We have also stopped weaning me off the steroids, so I’m sitting on 1mg a day until I see the doctor in a week’s time, when we might have to bump it back up to 2 mg.

Let your food be your medicine

As well as the Chinese herbs, I’m on a strict diet to avoid stressing my body too much. I’ve been eating what I believed to be a healthy diet of green salads every lunchtime, occasional mid-morning or mid-afternoon snacks of raw celery and carrot sticks, as well as apples and cantaloupe pieces. I’ve never been all that fond of raw veggies, and apples are the main fruit I like, but I knew that salads and fresh fruit were healthy, so I persisted.

Well, seems I was wrong, again. At least for now. I’ve been told to only have well cooked vegetables and stewed fruit, as it’s draining energy from my body trying to digest the raw produce. That’s actually what I prefer, and how I used to consume my fruit and veg, until I decided to get really healthy!

The harder part of the diet to follow is the restriction on sugar. Sugar reduces the effectiveness of the immune system, by deactivating the white blood cells, specifically the neutrophils which attack bacteria such as Staphylococcus aureus and Escherichia coli. Since I have a lowered white cell count anyway, it would be foolish to diminish their fighting powers.

So no sugar in coffee, no cakes or biscuits, no honey or marmalade on my toast, and no sugar on my morning porridge. It would actually be a total prohibition, but stewed fruit would taste pretty awful without a tiny amount of sweetness (and I refuse to eat chemical artificial sweeteners)! Porridge tastes surprisingly pleasant without sugar and with just a tiny amount of salt.

Still tired, & now weepy

Feeling blueIt’s depressing at times to find how easily I tire, and how little energy reserves I have. A walk to the park with a stroll around the duck pond, and then home again, can still knock me out for a couple of hours afterwards.

My brain feels like it has a hole in it, where the neurons have frayed apart, so I stop suddenly, mid-sentence, waiting for a neuron to bridge the gap and bring the word or thought back.

I have days when I’m shaky and a little weepy – some of which can be blamed on the steroid reduction, and some of it on the generally distressing situation.

On the plus side

On the bright side, my kidneys are almost back to normal – coffee tastes good again, yay!! My cholesterol count is rapidly dropping back to a safe level.
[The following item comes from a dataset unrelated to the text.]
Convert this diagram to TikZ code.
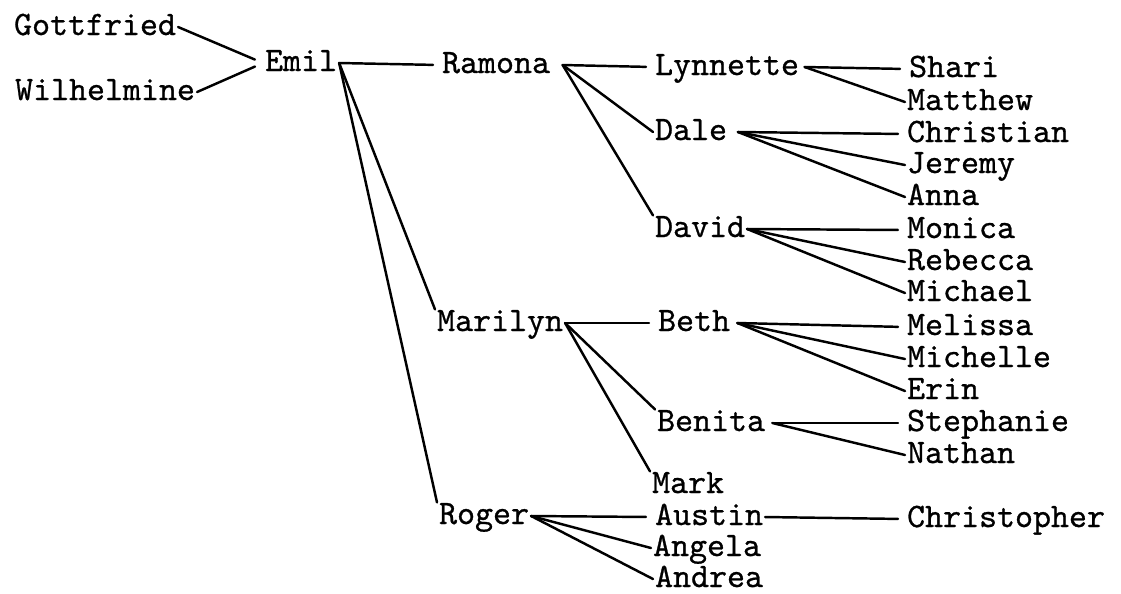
\documentclass[tikz,border=0pt]{standalone}
\usepackage{fontspec}
\usepackage{tikz}
\newfontfamily\typewriter{lmmono10-regular.otf}[FakeBold=0.8]
\tikzset{ person/.style = {font=\typewriter\fontsize{19.5pt}{24pt}\selectfont, anchor=base west, inner xsep=1pt, inner ysep=0pt, text height=12.1pt, text depth=3pt} }
\tikzset{ kin/.style = {line width=1.4pt, line cap=round} }
\tikzset{ flat/.style = {kin, shorten >=4pt} }

\begin{document}
\begin{tikzpicture}[x=0.02cm, y=-0.02cm]
    \useasboundingbox (0,0) rectangle (1121,593);
    % parents
    \node[person] (Gottfried) at (12,35) {Gottfried};
    \node[person] (Wilhelmine) at (13,100) {Wilhelmine};
    \node[person] (Emil) at (263,71) {Emil};
    % children
    \node[person] (Ramona) at (440,73) {Ramona};
    \node[person] (Marilyn) at (435,331) {Marilyn};
    \node[person] (Roger) at (437,524) {Roger};
    % grandchildren
    \node[person] (Lynnette) at (653,75) {Lynnette};
    \node[person] (Dale) at (653,140) {Dale};
    \node[person] (David) at (653,237) {David};
    \node[person] (Beth) at (656,331) {Beth};
    \node[person] (Benita) at (655,431) {Benita};
    \node[person] (Mark) at (650,493) {Mark};
    \node[person] (Austin) at (653,525) {Austin};
    \node[person] (Angela) at (651,556) {Angela};
    \node[person] (Andrea) at (653,587) {Andrea};
    % great-grandchildren
    \node[person] (Shari) at (907,77) {Shari};
    \node[person] (Matthew) at (905,110) {Matthew};
    \node[person] (Christian) at (905,142) {Christian};
    \node[person] (Jeremy) at (905,173) {Jeremy};
    \node[person] (Anna) at (905,205) {Anna};
    \node[person] (Monica) at (905,238) {Monica};
    \node[person] (Rebecca) at (905,270) {Rebecca};
    \node[person] (Michael) at (905,301) {Michael};
    \node[person] (Melissa) at (905,335) {Melissa};
    \node[person] (Michelle) at (905,367) {Michelle};
    \node[person] (Erin) at (905,399) {Erin};
    \node[person] (Stephanie) at (905,431) {Stephanie};
    \node[person] (Nathan) at (905,463) {Nathan};
    \node[person] (Christopher) at (905,527) {Christopher};

    \draw[kin, shorten >=5pt] (Gottfried.east) -- (Emil.west);
    \draw[kin, shorten >=5pt] (Wilhelmine.east) -- (Emil.west);
    \draw[flat] (Emil.east) -- (Ramona.west);
    \draw[kin] (Emil.east) -- (Marilyn.north west);
    \draw[kin] (Emil.east) -- (Roger.north west);

    \draw[flat] ([xshift=6pt]Ramona.east) -- (Lynnette.west);
    \draw[kin] ([xshift=6pt]Ramona.east) -- (Dale.west);
    \draw[kin] ([xshift=6pt]Ramona.east) -- (David.north west);
    \draw[flat] (Marilyn.east) -- (Beth.west);
    \draw[kin] (Marilyn.east) -- (Benita.north west);
    \draw[kin] (Marilyn.east) -- (Mark.north west);
    \draw[flat] (Roger.east) -- (Austin.west);
    \draw[kin] (Roger.east) -- (Angela.west);
    \draw[kin] (Roger.east) -- (Andrea.west);

    \draw[flat] ([xshift=2pt]Lynnette.east) -- (Shari.west);
    \draw[kin] ([xshift=2pt]Lynnette.east) -- (Matthew.west);
    \draw[flat] ([xshift=5pt]Dale.east) -- (Christian.west);
    \draw[kin] ([xshift=5pt]Dale.east) -- (Jeremy.west);
    \draw[kin] ([xshift=5pt]Dale.east) -- (Anna.west);
    \draw[flat] (David.east) -- (Monica.west);
    \draw[kin] (David.east) -- (Rebecca.west);
    \draw[kin] (David.east) -- (Michael.west);
    \draw[flat] ([xshift=3pt]Beth.east) -- (Melissa.west);
    \draw[kin] ([xshift=3pt]Beth.east) -- (Michelle.west);
    \draw[kin] ([xshift=3pt]Beth.east) -- (Erin.west);
    \draw[flat] ([xshift=3pt]Benita.east) -- (Stephanie.west);
    \draw[kin] ([xshift=3pt]Benita.east) -- (Nathan.west);
    \draw[flat] (Austin.east) -- (Christopher.west);
\end{tikzpicture}
\end{document}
And, although I don’t know what I weigh this week, I can squeeze into more clothes and shoes, so I know the weight and swelling are going down somewhat. Still have the pumpkin face, but I have a sharp new haircut and a vivid purple hair.


  1. You could try reading the forum over at
    Lots of people there with ITP who know what you're going through.

  2. Hi Portia--

    I just came across your blog and wanted to leave you a note saying I really appreciate it. I just had my 5 year anniversary with ITP (big celebration!) and don't really have anyone to talk to about my disease, not someone who actually understands at least.

    I agree with Anonymous, you should consider WinRho. It has been my drug of choice for the past 5 years for many reasons. For me, it wasn't nearly as big of an inconvenience as prednisone, which made me feel like I was slowly eating my way into a deep insanity.

    I'm interested in knowing more about your chinese herbs...did you see someone to have them prescribed to you specifically?

  3. Hi Ms Hanson

    Thanks for your kind comments about this blog. I felt I was the only person with this condition, as no-one in my circle had ever heard of it (& I'm a health science writer!).

    And congratulation on your 5th anniversary - how marvellous!

    Thanks also to Anonymous. I shall certainly look at the forum, and may link to it in a later post. It's good to know there are other people dealing with this, & are further down the track than me, a mere newbie!

    I started the blog to connect with other people with ITP, & also to publicise the illness a bit more - at least to people who know me.

    As to the Chinese herbs - yes, I go to a doctor who prescribes them for me. She is a western-trained medico who also trained in TCM (Traditional Chinese Medicine) which is quite big here in Australia. She is guiding me in reducing the steroid dose and regulating my diet, and the herbs are to support my spleen and blood chemistry.